ZH– O fato de ser um período eleitoral facilitou a aprovação?

Simon –
Eu não teria condições de negar. É evidente que isso deve ter contribuído para eles votarem um projeto favorável aos seus Estados. É difícil o cidadão votar contra o seu Estado, seja qual for o período. E no momento que se fez a alteração, quem paga é a União. Acho que o presidente Lula não vai vetar. É uma verdadeira reforma tributária que Brasília estava esperando há muito tempo.

"O Estado (do Rio de Janeiro) vai falir", diz Rosinha Garotinho, prefeita de Campos

Prefeita de Campos (RJ), Rosinha Garotinho (PR) é também presidente da Organização dos Municípios Produtores de Petróleo (Ompetro), que reúne cidades de Rio de Janeiro e Espírito Santo.

Zero Hora – Que prejuízos prevê para Campos e demais municípios que estão na Ompetro?

Rosinha Garotinho –
Os prejuízos são totais. Campos, a exemplo dos outros municípios, perde 70% da arrecadação.
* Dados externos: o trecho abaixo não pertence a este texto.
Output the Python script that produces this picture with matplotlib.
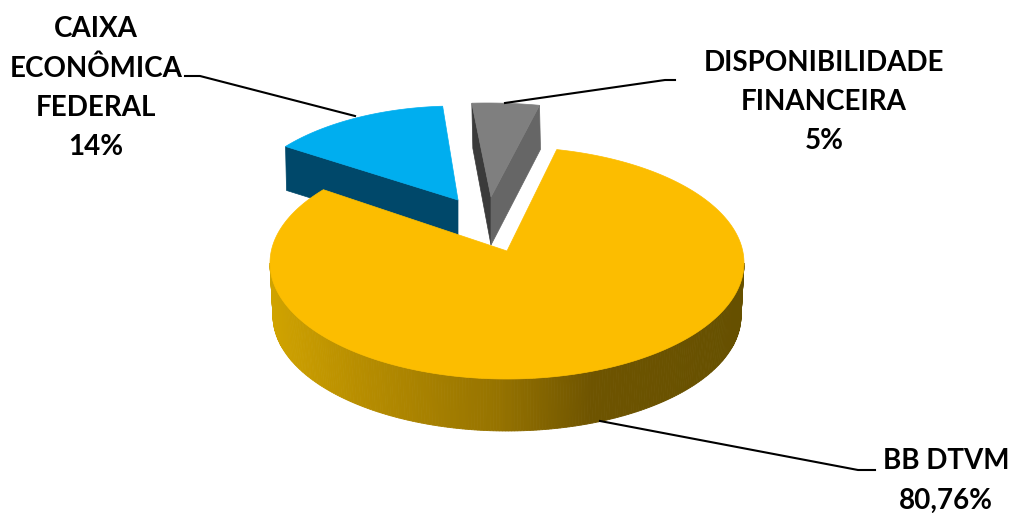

Isso vai fechar a prefeitura, parar todas as obras. Macaé, também no Rio, perde 90% da arrecadação. O Estado vai falir. O Rio e seus municípios perdem cerca de R$ 10 bilhões por ano.

ZH – Quais são os principais argumentos dos municípios produtores contra a emenda?

Rosinha –
É um ato inconstitucional. Estão rasgando a Constituição por uma questão eleitoral. Se acontece aqui algo semelhante ao que houve no Golfo do México (explosão da plataforma que provocou o desastre ecológico nos EUA), esse impacto fica para quem? Para o Estado do Rio e os municípios. Quando foi feito o pacto federativo, em 1988, o único produto que paga imposto no destino e não na origem é o petróleo. Em função disso, deram para os Estados e municípios produtores participações especiais.

ZH – Uma mudança pode ocorrer por negociação política ou só na Justiça?

Rosinha –
Só no Supremo (Tribunal Federal, o STF). Chance zero de o Congresso reverter. O governo mandou em caráter de urgência para ser votado, mas queria deixar a divisão de royalties para depois da eleição.